Усиление духовного движения и его достигнутую ныне мощь и совершенство мы испытаем опять-таки на понятии меры. Применять греческую меру в качестве критерия духовного движения до сих пор и теперь, у Платона, нам позволяет «Филеб»,[88]ставящий меру и kairos как глубочайшую из мер на первое место среди творческих сил человека, на второе — симметрически прекрасное, совершенное и самодовлеющее, и только потом уже — разум и проницательность. Мы говорили, что драма Сократа, его учение и смерть, привели к утверждению новой человеческой меры, настолько мощной, что слушатели и зрители никак не могли уклониться от исходившего от нее вызова, а превзошедший учителя ученик, несмотря на свое ученическое служение возвысившиийся над таким принуждением, постиг ту мудрость, что всякая мера есть лишь гипостазированный образ благородного человека. Но разве мера, коль скоро она остается просто гипотезой, защищена от того, чтобы снова пасть жертвой софистического обесценения? Ведь и тщеславной ракете, когда ею выпалят из фейерверка, не чужда претензия зажечь новые звезды на фоне ночного неба, и кто вообще тот судья, что судит о состоятельности новой меры? Как гипотеза «отдает о себе отчет» только посредством доказательного применения и поверяет свою истинность только надежностью следующих из нее выводов, так и мера хотя и может утвердить себя в сотворении нового человеческого образа, однако столь огромный риск, втягивающий в игру весь народ, по плечу только богочеловеку, и потому идея, как выражение меры, через посредство культа вдвигается в такие дали, которые доступны лишь тому, кто близок к богу. Чтобы оставаться верной себе и ответственной за себя гипостазой, идея должна вобрать в себя совершенство, и именно потому «несовершенное не может служить мерой чего бы то ни было»,[89] именно потому гипотеза идеи всегда правильна и плодотворна. Но совершенство идеи требует неприкосновенности и защищенности перед лицом разного рода отношений, которые могут истончить сущность до полного ее отрицания, а также непременной тождественности как структуры, так и объема, чтобы она могла претендовать на постоянную значимость. Идея становится чистым неизменным бытием, возвышающимся над изменчивыми отношениями и пребывающим по ту сторону вещей, которые только от него впервые получают свою меру и бытие. И если духовному властителю дарована также та мудрость, что смысл мироздания заключен в человеческой мере, то именно от него нужды господства требуют призыва:
И Вечный говорит: Хочу! — И вы должны![90]
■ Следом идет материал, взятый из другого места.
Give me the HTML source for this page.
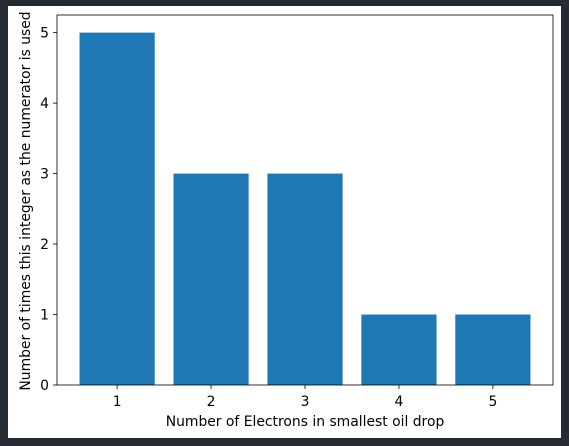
<!DOCTYPE html>
<html><head><meta charset="utf-8"><style>
html,body{margin:0;padding:0;background:#262a33;}
svg{display:block;font-family:"DejaVu Sans","Liberation Sans",sans-serif;}
</style></head><body>
<svg width="569" height="446">
<rect x="8" y="6" width="553" height="432" fill="#fff"/>
<g id="plot"></g>
<text x="305" y="426" font-size="13.9" text-anchor="middle" fill="#000">Number of Electrons in smallest oil drop</text>
<text transform="translate(30,201) rotate(-90)" font-size="13.9" text-anchor="middle" fill="#000">Number of times this integer as the numerator is used</text>
</svg>
<script>
const categories = [1, 2, 3, 4, 5];
const counts = [5, 3, 3, 1, 1];
const yTicks = [0, 1, 2, 3, 4, 5];
const L=57,R=553,T=15,B=385, xmin=0.36,xmax=5.64, ymax=5.25;
const xs=v=>L+(v-xmin)/(xmax-xmin)*(R-L);
const ys=v=>B-v/ymax*(B-T);
const NS="http://www.w3.org/2000/svg";
const g=document.getElementById('plot');
function mk(t,a){const e=document.createElementNS(NS,t);for(const k in a)e.setAttribute(k,a[k]);g.appendChild(e);return e;}
categories.forEach((c,i)=>{
  const w=xs(0.8)-xs(0);
  const b=mk('rect',{x:xs(c)-w/2,y:ys(counts[i]),width:w,height:ys(0)-ys(counts[i]),fill:'#1f77b4'});
  
  
  const t=mk('line',{x1:xs(c),x2:xs(c),y1:B,y2:B+4,stroke:'#000','stroke-width':0.8});
  
  
  const l=mk('text',{x:xs(c),y:B+21,'font-size':13.9,'text-anchor':'middle'});
  l.textContent=c;
  
  
});
yTicks.forEach(v=>{
  const t=mk('line',{x1:L-4,x2:L,y1:ys(v),y2:ys(v),stroke:'#000','stroke-width':0.8});
  
  
  const l=mk('text',{x:L-8,y:ys(v)+5,'font-size':13.9,'text-anchor':'end'});
  l.textContent=v;
  
  
});
const f=mk('rect',{x:L,y:T,width:R-L,height:B-T,fill:'none',stroke:'#000','stroke-width':0.8});


</script>
</body></html>
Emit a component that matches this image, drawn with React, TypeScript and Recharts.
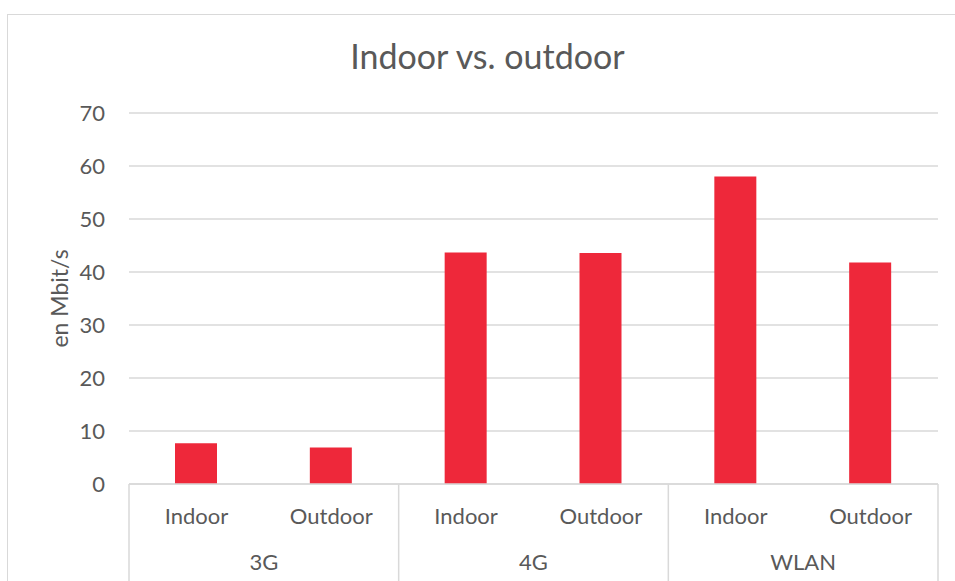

Торжество идеи как божественного дара смыкает два потока мироздания — восходящий, человеческий, и нисходящий, божественный, — в один силовой круг космического исполнения: если гипотеза обеспечивала волевое полагание истинного силами человека, то культовая идея говорит о вечно истинном Едином, о божественном, о покоящейся мировой силе, и тем самым воля и посвящение, деяние и милость объединяются друг с другом, хотя и различаясь по местоположению своих истоков, но в равной мере питаемые первоосновой мира. Сила человека-творца и дар богов состоят из одной и той же субстанции; то и другое объемлется платоническим смыслом идеи. И подобно тому как божественная благодать нисходит лишь на того, чьи глаза уже смотрят вверх и готовы к чистому усмотрению, так и обретение идеи должно было пройти этот путь от деятельной гипотезы к дарующему культу, и наше изложение следует ему же.